Starting at the first line of the listing below, repeat each line up to and including the one containing "const zoneBottom = 67.34;". Leave out pictures.

----- DATA SECTION

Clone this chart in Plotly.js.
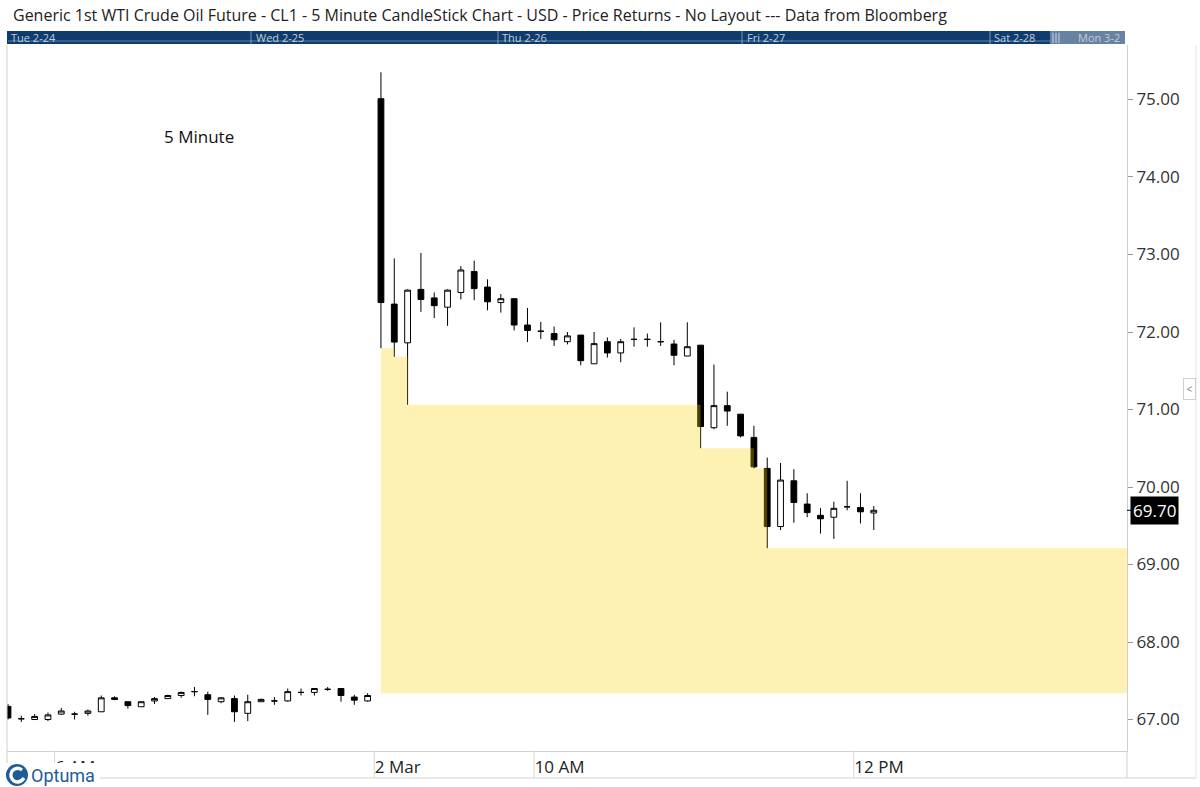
<!DOCTYPE html>
<html><head><meta charset="utf-8">
<script src="https://cdn.plot.ly/plotly-3.0.1.min.js"></script>
<style>html,body{margin:0;padding:0;background:#fff}#chart{width:1200px;height:787px}</style>
</head><body><div id="chart"></div>
<script>
// ---- data: 5-minute candles (bar index order) ----
const openP  = [67.17,67.01,67.00,67.00,67.07,67.07,67.08,67.10,67.28,67.23,67.165,67.24,67.27,67.31,67.36,67.32,67.23,67.27,67.08,67.23,67.24,67.24,67.35,67.35,67.39,67.40,67.29,67.24,
  75.01,72.36,71.86,72.55,72.44,72.32,72.51,72.78,72.58,72.38,72.43,72.09,72.01,71.98,71.875,71.96,71.59,71.875,71.73,71.905,71.905,71.875,71.845,71.69,71.83,70.765,71.05,70.94,70.64,70.24,69.49,70.08,69.78,69.635,69.61,69.745,69.735,69.665];
const highP  = [67.20,67.05,67.07,67.09,67.15,67.10,67.13,67.31,67.30,67.23,67.23,67.29,67.32,67.36,67.42,67.36,67.29,67.31,67.32,67.27,67.29,67.40,67.40,67.40,67.42,67.40,67.32,67.34,
  75.35,72.95,72.55,73.02,72.51,72.55,72.85,72.92,72.68,72.49,72.43,72.31,72.13,72.07,72.00,71.96,72.00,71.93,71.91,72.06,71.98,72.125,71.90,72.125,71.83,71.58,71.23,70.94,70.79,70.38,70.31,70.23,69.92,69.73,69.81,70.08,69.92,69.755];
const lowP   = [67.00,66.97,67.00,66.98,67.06,67.00,67.05,67.10,67.25,67.14,67.165,67.20,67.27,67.28,67.30,67.06,67.21,66.97,66.98,67.23,67.19,67.23,67.31,67.31,67.37,67.23,67.19,67.23,
  71.79,71.68,71.06,72.26,72.18,72.08,72.42,72.41,72.28,72.25,72.02,71.87,71.91,71.82,71.84,71.57,71.59,71.67,71.61,71.81,71.81,71.82,71.57,71.69,70.50,70.745,70.79,70.64,70.24,69.21,69.445,69.54,69.61,69.40,69.33,69.70,69.53,69.445];
const closeP = [67.02,67.01,67.04,67.06,67.11,67.07,67.11,67.28,67.26,67.18,67.23,67.27,67.31,67.35,67.36,67.26,67.28,67.10,67.23,67.26,67.24,67.36,67.35,67.40,67.39,67.31,67.25,67.31,
  72.38,71.87,72.54,72.42,72.34,72.54,72.80,72.56,72.39,72.43,72.09,72.02,72.01,71.90,71.95,71.63,71.85,71.73,71.875,71.905,71.905,71.875,71.70,71.81,70.78,71.05,70.98,70.66,70.26,69.49,70.09,69.80,69.67,69.59,69.725,69.745,69.68,69.70];
const lastPrice = 69.70;

// unfilled gap zone (steps start at bar index, top price), common bottom
const zoneStart = [28, 29, 30, 52, 56, 57];
const zoneTop   = [71.79, 71.68, 71.06, 70.50, 70.24, 69.21];
const zoneBottom = 67.34;

// x-axis time labels (bar-boundary positions)
const xTickPos  = [3.5, 27.5, 39.5, 63.5];
const xTickText = ['6 AM', '2 Mar', '10 AM', '12 PM'];

// navigator day labels
const navLabels = ['Tue 2-24', 'Wed 2-25', 'Thu 2-26', 'Fri 2-27', 'Sat 2-28', 'Mon 3-2'];
const navLabelPx = [9, 254, 500, 745, 992, 1076];
const navSepPx = [251, 498, 742, 990];

const yTicks = [67, 68, 69, 70, 71, 72, 73, 74, 75];

// ---- layout geometry ----
const L = 7, R = 1127, T = 45, B = 751;
const px2x = p => (p - L) / (R - L);
const py2y = p => (B - p) / (B - T);
const xRange = [-0.075, 84.01];
const yRange = [66.594, 75.703];

const idx = openP.map((_, i) => i);
const FONT = 'Open Sans, Noto Sans, sans-serif';

const trace = {
  type: 'candlestick',
  x: idx, open: openP, high: highP, low: lowP, close: closeP,
  increasing: {line: {color: '#000', width: 1}, fillcolor: '#ffffff'},
  decreasing: {line: {color: '#000', width: 1}, fillcolor: '#000000'},
  whiskerwidth: 0,
  hoverinfo: 'skip',
  showlegend: false
};

const shapes = [];
// yellow zone steps
zoneStart.forEach((s, k) => {
  const e = k + 1 < zoneStart.length ? zoneStart[k + 1] : xRange[1] + 2;
  shapes.push({type: 'rect', xref: 'x', yref: 'y', x0: s, x1: e, y0: zoneBottom, y1: zoneTop[k],
    fillcolor: 'rgb(248,208,8)', opacity: 0.3, line: {width: 0}, layer: 'above'});
});
// x-axis band separators at tick positions
xTickPos.forEach(p => shapes.push({type: 'line', xref: 'x', yref: 'paper', x0: p, x1: p, y0: py2y(778), y1: 0,
  line: {color: '#d6d6d6', width: 1}, layer: 'above'}));
// navigator bar
shapes.push({type: 'rect', xref: 'paper', yref: 'paper', x0: px2x(7), x1: px2x(1125), y0: py2y(44), y1: py2y(31),
  fillcolor: '#0f3c6e', line: {width: 0}, layer: 'above'});
shapes.push({type: 'rect', xref: 'paper', yref: 'paper', x0: px2x(1050), x1: px2x(1125), y0: py2y(44), y1: py2y(31),
  fillcolor: 'rgba(175,190,210,0.55)', line: {width: 0}, layer: 'above'});
[1053, 1056, 1059].forEach(p => shapes.push({type: 'line', xref: 'paper', yref: 'paper', x0: px2x(p), x1: px2x(p), y0: py2y(43), y1: py2y(33),
  line: {color: 'rgba(230,235,245,0.8)', width: 1}, layer: 'above'}));
shapes.push({type: 'line', xref: 'paper', yref: 'paper', x0: px2x(8), x1: px2x(1050), y0: py2y(41), y1: py2y(41),
  line: {color: 'rgba(200,210,225,0.45)', width: 1}, layer: 'above'});
navSepPx.forEach(p => shapes.push({type: 'line', xref: 'paper', yref: 'paper', x0: px2x(p), x1: px2x(p), y0: py2y(44), y1: py2y(31),
  line: {color: 'rgba(200,210,225,0.6)', width: 1}, layer: 'above'}));
// frame lines
shapes.push({type: 'line', xref: 'paper', yref: 'paper', x0: 0, x1: 0, y0: py2y(778), y1: 1, line: {color: '#cfcfcf', width: 1}, layer: 'above'});
shapes.push({type: 'line', xref: 'paper', yref: 'paper', x0: 1, x1: 1, y0: py2y(778), y1: 0, line: {color: '#cfcfcf', width: 1}, layer: 'above'});
shapes.push({type: 'line', xref: 'paper', yref: 'paper', x0: 0, x1: px2x(1196), y0: py2y(778), y1: py2y(778), line: {color: '#d4d4d4', width: 1}, layer: 'above'});
shapes.push({type: 'line', xref: 'paper', yref: 'paper', x0: px2x(1196), x1: px2x(1196), y0: py2y(778), y1: 1, line: {color: '#e2e2e2', width: 1}, layer: 'above'});
// last price tick
shapes.push({type: 'line', xref: 'paper', yref: 'y', x0: 1, x1: px2x(1132), y0: lastPrice, y1: lastPrice, line: {color: '#000', width: 1}});
// logo: white backing + blue disc
shapes.push({type: 'rect', xref: 'paper', yref: 'paper', x0: px2x(0), x1: px2x(100), y0: py2y(787), y1: py2y(763),
  fillcolor: '#ffffff', line: {width: 0}, layer: 'above'});
shapes.push({type: 'circle', xref: 'paper', yref: 'paper', x0: px2x(6), x1: px2x(28), y0: py2y(786), y1: py2y(764),
  fillcolor: '#1d5c99', line: {width: 0}, layer: 'above'});
shapes.push({type: 'path', xref: 'paper', yref: 'paper', layer: 'above', fillcolor: 'rgba(0,0,0,0)',
  path: 'M ' + px2x(22) + ',' + py2y(770) + ' Q ' + px2x(17) + ',' + py2y(766) + ' ' + px2x(12) + ',' + py2y(771) +
        ' Q ' + px2x(9) + ',' + py2y(777) + ' ' + px2x(14) + ',' + py2y(781) + ' Q ' + px2x(20) + ',' + py2y(784) + ' ' + px2x(24) + ',' + py2y(778),
  line: {color: '#ffffff', width: 3.2}});

const annotations = [];
navLabels.forEach((t, k) => annotations.push({xref: 'paper', yref: 'paper', x: px2x(navLabelPx[k]), y: py2y(37.5),
  xanchor: 'left', yanchor: 'middle', showarrow: false, text: t, font: {family: FONT, size: 11, color: '#c3cdda'}}));
annotations.push({xref: 'paper', yref: 'paper', x: px2x(162), y: py2y(137), xanchor: 'left', yanchor: 'middle',
  showarrow: false, text: '5 Minute', font: {family: FONT, size: 17, color: '#111'}});
annotations.push({xref: 'paper', yref: 'y', x: 1, y: lastPrice, xanchor: 'left', yanchor: 'middle', xshift: 3,
  showarrow: false, text: lastPrice.toFixed(2), bgcolor: '#000', borderpad: 2,
  font: {family: FONT, size: 17, color: '#fff'}});
annotations.push({xref: 'paper', yref: 'paper', x: px2x(1183), y: py2y(389), xanchor: 'left', yanchor: 'middle',
  showarrow: false, text: '<', width: 9, height: 18, bgcolor: '#fff', bordercolor: '#cfcfcf', borderwidth: 1,
  font: {family: FONT, size: 10, color: '#777'}});
annotations.push({xref: 'paper', yref: 'paper', x: px2x(29), y: py2y(775), xanchor: 'left', yanchor: 'middle',
  showarrow: false, text: 'Optuma', font: {family: 'Roboto, sans-serif', size: 18, color: '#1d5c99'}});

const layout = {
  width: 1200, height: 787,
  margin: {l: L, r: 1200 - R, t: T, b: 787 - B, pad: 0},
  paper_bgcolor: '#fff', plot_bgcolor: '#fff',
  title: {text: 'Generic 1st WTI Crude Oil Future - CL1 - 5 Minute CandleStick Chart - USD - Price Returns - No Layout --- Data from Bloomberg',
    xref: 'container', yref: 'container', x: 13 / 1200, xanchor: 'left', y: 1 - 15 / 787, yanchor: 'middle',
    font: {family: FONT, size: 16, color: '#222'}},
  showlegend: false,
  boxgap: 0.38,
  xaxis: {type: 'linear', range: xRange, showgrid: false, zeroline: false, showline: true, linecolor: '#cfcfcf',
    ticks: '', tickmode: 'array', tickvals: xTickPos, ticktext: xTickText,
    ticklabelposition: 'outside right', ticklabelstandoff: 1,
    tickfont: {family: FONT, size: 17, color: '#222'},
    showticklabels: true, rangeslider: {visible: false}, fixedrange: true},
  yaxis: {side: 'right', range: yRange, showgrid: false, zeroline: false, showline: true, linecolor: '#cfcfcf',
    ticks: 'outside', ticklen: 5, tickcolor: '#999', tickmode: 'array', tickvals: yTicks,
    ticktext: yTicks.map(v => v.toFixed(2)), tickfont: {family: FONT, size: 17, color: '#333'}, fixedrange: true},
  shapes: shapes,
  annotations: annotations
};

Plotly.newPlot('chart', [trace], layout, {displayModeBar: false, staticPlot: true});
</script>
</body></html>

----------

SOLUTION TO THIS EXERCISE →
Clone this chart in Plotly.js.
<!DOCTYPE html>
<html><head><meta charset="utf-8">
<script src="https://cdn.plot.ly/plotly-3.0.1.min.js"></script>
<style>html,body{margin:0;padding:0;background:#fff}#chart{width:1200px;height:787px}</style>
</head><body><div id="chart"></div>
<script>
// ---- data: 5-minute candles (bar index order) ----
const openP  = [67.17,67.01,67.00,67.00,67.07,67.07,67.08,67.10,67.28,67.23,67.165,67.24,67.27,67.31,67.36,67.32,67.23,67.27,67.08,67.23,67.24,67.24,67.35,67.35,67.39,67.40,67.29,67.24,
  75.01,72.36,71.86,72.55,72.44,72.32,72.51,72.78,72.58,72.38,72.43,72.09,72.01,71.98,71.875,71.96,71.59,71.875,71.73,71.905,71.905,71.875,71.845,71.69,71.83,70.765,71.05,70.94,70.64,70.24,69.49,70.08,69.78,69.635,69.61,69.745,69.735,69.665];
const highP  = [67.20,67.05,67.07,67.09,67.15,67.10,67.13,67.31,67.30,67.23,67.23,67.29,67.32,67.36,67.42,67.36,67.29,67.31,67.32,67.27,67.29,67.40,67.40,67.40,67.42,67.40,67.32,67.34,
  75.35,72.95,72.55,73.02,72.51,72.55,72.85,72.92,72.68,72.49,72.43,72.31,72.13,72.07,72.00,71.96,72.00,71.93,71.91,72.06,71.98,72.125,71.90,72.125,71.83,71.58,71.23,70.94,70.79,70.38,70.31,70.23,69.92,69.73,69.81,70.08,69.92,69.755];
const lowP   = [67.00,66.97,67.00,66.98,67.06,67.00,67.05,67.10,67.25,67.14,67.165,67.20,67.27,67.28,67.30,67.06,67.21,66.97,66.98,67.23,67.19,67.23,67.31,67.31,67.37,67.23,67.19,67.23,
  71.79,71.68,71.06,72.26,72.18,72.08,72.42,72.41,72.28,72.25,72.02,71.87,71.91,71.82,71.84,71.57,71.59,71.67,71.61,71.81,71.81,71.82,71.57,71.69,70.50,70.745,70.79,70.64,70.24,69.21,69.445,69.54,69.61,69.40,69.33,69.70,69.53,69.445];
const closeP = [67.02,67.01,67.04,67.06,67.11,67.07,67.11,67.28,67.26,67.18,67.23,67.27,67.31,67.35,67.36,67.26,67.28,67.10,67.23,67.26,67.24,67.36,67.35,67.40,67.39,67.31,67.25,67.31,
  72.38,71.87,72.54,72.42,72.34,72.54,72.80,72.56,72.39,72.43,72.09,72.02,72.01,71.90,71.95,71.63,71.85,71.73,71.875,71.905,71.905,71.875,71.70,71.81,70.78,71.05,70.98,70.66,70.26,69.49,70.09,69.80,69.67,69.59,69.725,69.745,69.68,69.70];
const lastPrice = 69.70;

// unfilled gap zone (steps start at bar index, top price), common bottom
const zoneStart = [28, 29, 30, 52, 56, 57];
const zoneTop   = [71.79, 71.68, 71.06, 70.50, 70.24, 69.21];
const zoneBottom = 67.34;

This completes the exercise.